On Monday, local Democratic political consultant Harold Cook took to Twitter to crowdsource some answers. He posted a photo of the pop-up from the Lyft app that reads, “Lyft is providing free rides, up to $10, to polling stations during early voting. Find your closest polling station and vote now. (Political Advertisement).” The message is followed by a pink button that reads, “Go Vote.”

Click on it, and you are taken to the website of Uber- and Lyft-funded PAC Ridesharing Works for Austin, where you can read that you should vote “for” Prop 1, plus plug in your address and find the closest place to vote. (Of note: As my trip to Maplewood illustrated, rides to all polling stations – whether they are open for early voting or not – are free through election day.)

When asked about the free service, Lyft’s Chelsea Wilson wrote in an email: “Making it easy and convenient for people to be heard at the polls – no matter how they vote – is something we are proud to do and have done across the country, most recently this Super Tuesday.”

But this time, the company has a stake in the outcome at the polls.

“Hmmm,” mused Cook on Twitter. “I could have sworn it was illegal to offer a thing of value in return for voting.”

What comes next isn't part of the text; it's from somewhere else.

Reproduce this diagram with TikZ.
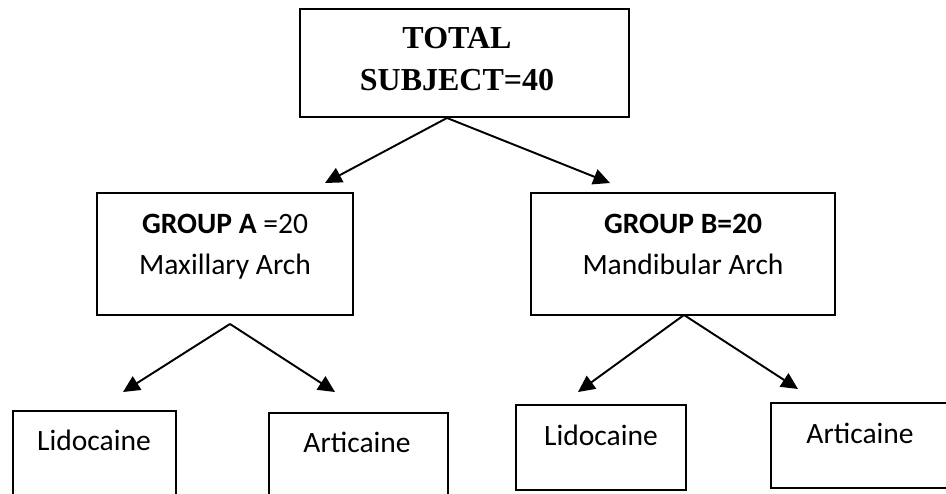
\documentclass[tikz,border=0pt]{standalone}
\usepackage{fontspec}
\setmainfont{Carlito}
\newfontfamily\timesfont{Liberation Serif}
\usetikzlibrary{calc,arrows.meta}

\tikzset{
  caja/.style={draw, line width=1.1pt, inner sep=0pt},
  flecha/.style={line width=1.1pt, -{Triangle[length=9.5pt,width=9pt]}},
  texto/.style={inner sep=0pt, align=center, font=\fontsize{16.8}{23.2}\selectfont},
  titulo/.style={inner sep=0pt, align=center, font=\timesfont\bfseries\fontsize{18.2}{24}\selectfont}
}

\begin{document}
\begin{tikzpicture}
  % Marco
  \useasboundingbox (0,0) rectangle (18.92,-9.86);
  \clip (0,0) rectangle (18.92,-9.86);

  % Cajas
  \node[caja, minimum width=6.58cm, minimum height=2.16cm] (total)  at (9.29,-1.26)  {};
  \node[caja, minimum width=5.12cm, minimum height=2.44cm] (grupoA) at (4.50,-5.08)  {};
  \node[caja, minimum width=6.08cm, minimum height=2.44cm] (grupoB) at (13.66,-5.08) {};
  \node[caja, minimum width=3.26cm, minimum height=2.00cm] (lidoA)  at (1.89,-9.22)  {};
  \node[caja, minimum width=3.58cm, minimum height=2.00cm] (artiA)  at (7.17,-9.26)  {};
  \node[caja, minimum width=3.40cm, minimum height=1.70cm] (lidoB)  at (12.02,-8.95) {};
  \node[caja, minimum width=3.56cm, minimum height=1.70cm] (artiB)  at (17.20,-8.91) {};

  % Textos
  \node[titulo, anchor=north] (totaltxt) at ($(total.north)+(-0.15,-0.38)$) {TOTAL\\SUBJECT=40};
  \node[texto, anchor=north] (grupoAtxt) at ($(grupoA.north)+(0,-0.44)$) {\textbf{GROUP A} =20\\Maxillary Arch};
  \node[texto, anchor=north] (grupoBtxt) at ($(grupoB.north)+(0,-0.44)$) {\textbf{GROUP B=20}\\Mandibular Arch};
  \node[texto, anchor=base] (lidoAtxt) at (1.88,-9.00)  {Lidocaine};
  \node[texto, anchor=base] (artiAtxt) at (7.14,-9.04)  {Articaine};
  \node[texto, anchor=base] (lidoBtxt) at (12.02,-8.90) {Lidocaine};
  \node[texto, anchor=base] (artiBtxt) at (17.20,-8.86) {Articaine};

  % Puntos de las flechas
  \coordinate (t0) at ($(total.south)+(-0.35,0)$);
  \coordinate (a0) at ($(grupoA.south)+(0.10,-0.16)$);
  \coordinate (b0) at ($(grupoB.south)+(0.02,0.02)$);
  \coordinate (t1) at (6.50,-3.66);
  \coordinate (t2) at (12.20,-3.66);
  \coordinate (a1) at (2.46,-7.84);
  \coordinate (a2) at (6.70,-7.84);
  \coordinate (b1) at (11.56,-7.84);
  \coordinate (b2) at (15.96,-7.78);

  % Flechas
  \foreach \ini/\fin in {t0/t1, t0/t2, a0/a1, a0/a2, b0/b1, b0/b2}
    \draw[flecha] (\ini) -- (\fin);
\end{tikzpicture}
\end{document}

It is. According to Title 8, Chapter 36, of the Texas Penal Code, it’s against the law to accept any “benefit as consideration for the recipient’s decision, opinion, recommendation, vote, or other exercise of discretion as a public servant, party official, or voter.”

But proving any relation between a ride and a vote is hard. My free ride was not dependent on my voting. In fact, I didn’t actually vote once I got to the polling place.

“I guess the question is, how do you ever prove how somebody voted?” asked Ross Fischer, a professor at the University of Texas School of Law who previously served five years on the Texas Ethics Commission. “So if someone says, ‘I’ll give you money to go in and vote for Prop 1,’ and someone goes inside and comes out and says, ‘I voted for Prop 1,’ how do you know whether they did that or not?”

"So there is something materially different and new about this. The companies themselves are very directly involved in the politics of this measure."

Fischer imagined another scenario, one in which he would be more hesitant to claim that Lyft is acting within the law.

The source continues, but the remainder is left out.